Frequently Asked Questions

Which cloud providers does Spinnaker support?+

Spinnaker supports AWS (EC2, ECS, Lambda), Google Cloud (GCE, GKE, App Engine), Azure, Kubernetes, Oracle Cloud, and CloudFoundry. You can deploy to multiple providers from a single pipeline.

How does canary deployment work in Spinnaker?+

Spinnaker deploys a canary version alongside the production version and routes a small percentage of traffic to it. Automated canary analysis compares metrics between canary and production. If the canary performs well, Spinnaker promotes it; if not, it rolls back automatically.

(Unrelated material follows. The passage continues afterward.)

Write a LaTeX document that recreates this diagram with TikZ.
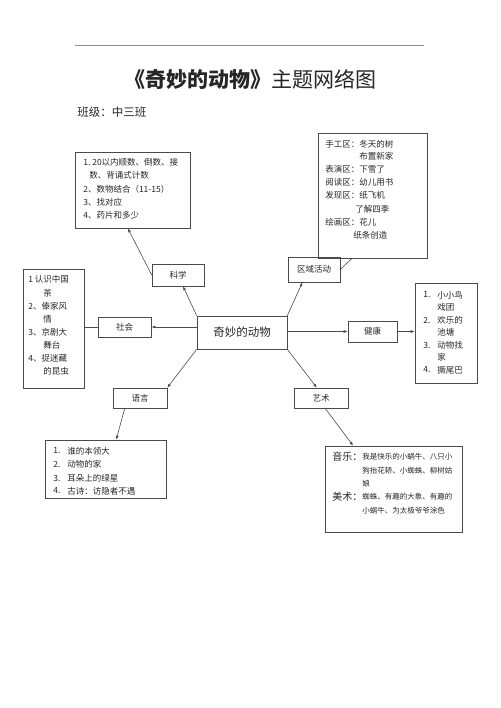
\documentclass[tikz,border=0pt]{standalone}
\usepackage{fontspec}
\newfontfamily\cjk{Noto Sans CJK SC}
\usetikzlibrary{arrows.meta}
\definecolor{linegray}{HTML}{4A4A4A}
\begin{document}
\begin{tikzpicture}[x=1pt,y=-1pt,line width=.6pt,
 every node/.style={font=\cjk\fontsize{8.5}{10}\selectfont,inner sep=0pt,text=black!85},
 box/.style={draw=linegray},
 txt/.style={anchor=west},
 arr/.style={-{Latex[length=4pt,width=3pt]},draw=linegray}]
\useasboundingbox (0,0) rectangle (500,708);
% heading
\draw[black!45] (75,45) -- (424,45);
\node[font=\cjk\fontsize{21}{24}\selectfont] (title) at (250,80) {{\bfseries《奇妙的动物》}主题网络图};
\node[txt,font=\cjk\fontsize{11.5}{13}\selectfont] (class) at (77,112) {班级：中三班};
% centre and topic boxes
\node[box,minimum width=90,minimum height=33,font=\cjk\fontsize{11.5}{13}\selectfont] (mid) at (242,332.5) {奇妙的动物};
\node[box,minimum width=52,minimum height=22] (sci) at (178,275) {科学};
\node[box,minimum width=52,minimum height=25] (reg) at (314,269.5) {区域活动};
\node[box,minimum width=53,minimum height=20] (soc) at (124.5,327) {社会};
\node[box,minimum width=49,minimum height=21] (hea) at (372.5,331.5) {健康};
\node[box,minimum width=54,minimum height=20] (lan) at (140,398) {语言};
\node[box,minimum width=54,minimum height=20] (art) at (321,398) {艺术};
% content boxes
\node[box,minimum width=115,minimum height=76] (sciT) at (132.5,190) {};
\node[box,minimum width=109,minimum height=125] (regT) at (372.5,195.5) {};
\node[box,minimum width=61,minimum height=119] (socT) at (53.5,328.5) {};
\node[box,minimum width=62,minimum height=100] (heaT) at (446,333) {};
\node[box,minimum width=121,minimum height=58] (lanT) at (105.5,469) {};
\node[box,minimum width=137,minimum height=86] (artT) at (393.5,489) {};
% texts
\foreach \n/\x/\y/\t in {s1/83/162/{1.\ 20以内顺数、倒数、接},s2/89/175/{数、背诵式计数},
 s3/83/189/{2、数物结合（11-15）},s4/83/202/{3、找对应},s5/83/215/{4、药片和多少}}
 \node[txt] (\n) at (\x,\y) {\t};
\foreach \n/\x/\y/\t in {r1/325/144/{手工区：冬天的树},r2/359/156/{布置新家},r3/325/169/{表演区：下雪了},
 r4/325/182/{阅读区：幼儿用书},r5/325/195/{发现区：纸飞机},r6/355/209/{了解四季},
 r7/325/222/{绘画区：花儿},r8/353/235/{纸条创造}}
 \node[txt] (\n) at (\x,\y) {\t};
\foreach \n/\x/\y/\t in {o1/28/279/{1 认识中国},o2/43/293/{茶},o3/28/306/{2、傣家风},o4/43/319/{情},
 o5/28/332/{3、京剧大},o6/43/345/{舞台},o7/28/358/{4、捉迷藏},o8/43/371/{的昆虫}}
 \node[txt] (\n) at (\x,\y) {\t};
\foreach \n/\x/\y/\t in {h1/423/295/{1.},h2/437/295/{小小鸟},h3/437/307/{戏团},h4/423/320/{2.},
 h5/437/320/{欢乐的},h6/437/332/{池塘},h7/423/345/{3.},h8/437/345/{动物找},h9/437/357/{家},
 h10/423/370/{4.},h11/437/370/{撅尾巴}}
 \node[txt] (\n) at (\x,\y) {\t};
\foreach \n/\x/\y/\t in {l1/53/451/{1.},l2/67/451/{谁的本领大},l3/53/464/{2.},l4/67/464/{动物的家},
 l5/53/478/{3.},l6/67/478/{耳朵上的绿星},l7/53/491/{4.},l8/67/491/{古诗：访隐者不遇}}
 \node[txt] (\n) at (\x,\y) {\t};
\foreach \n/\y/\t in {m1/457/音乐：,m2/497/美术：}
 \node[txt,font=\cjk\fontsize{10}{12}\selectfont] (\n) at (332,\y) {\t};
\foreach \n/\y/\t in {a1/457/{我是快乐的小蜗牛、八只小},a2/471/{狗抬花轿、小蜘蛛、柳树姑},
 a3/484/{娘},a4/497/{蜘蛛、有趣的大象、有趣的},a5/511/{小蜗牛、为太极爷爷涂色}}
 \node[txt,font=\cjk\fontsize{7.5}{9}\selectfont] (\n) at (362,\y) {\t};
% connectors
\draw[arr] (mid.north west) -- (sci.-66);
\draw[arr] (sci.west) -- (sciT.-97);
\draw[arr] (mid.north east) -- (reg.-132);
\draw[draw=linegray] (reg.east) -- (regT.-108);
\draw[arr] (soc.east -| mid.west) -- (soc.east);
\draw[draw=linegray] (soc.west) -- (soc.west -| socT.east);
\draw[arr] (hea.west -| mid.east) -- (hea.west);
\draw[arr] (hea.east) -- (hea.east -| heaT.west);
\draw[arr] (mid.south west) -- (lan.north east);
\draw[arr] (lan.-146) -- (lanT.70);
\draw[arr] (mid.south east) -- (art.112);
\draw[arr] (art.-68) -- (artT.133);
\end{tikzpicture}
\end{document}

Is Spinnaker still actively maintained?+

Yes. Spinnaker is maintained by the Continuous Delivery Foundation (CDF) with contributions from Netflix, Google, and other organizations. It receives regular releases and security updates.

How does Spinnaker compare to ArgoCD?+

ArgoCD focuses on GitOps-style Kubernetes deployments with a simpler architecture. Spinnaker supports multiple cloud providers, has built-in canary analysis, and handles more complex deployment strategies. ArgoCD is simpler; Spinnaker is more feature-rich.

Can I use Spinnaker with a CI tool like Jenkins?+

Yes. Spinnaker is a CD (continuous delivery) tool, not CI. It integrates with Jenkins, GitHub Actions, CircleCI, and other CI tools to trigger deployment pipelines after builds complete.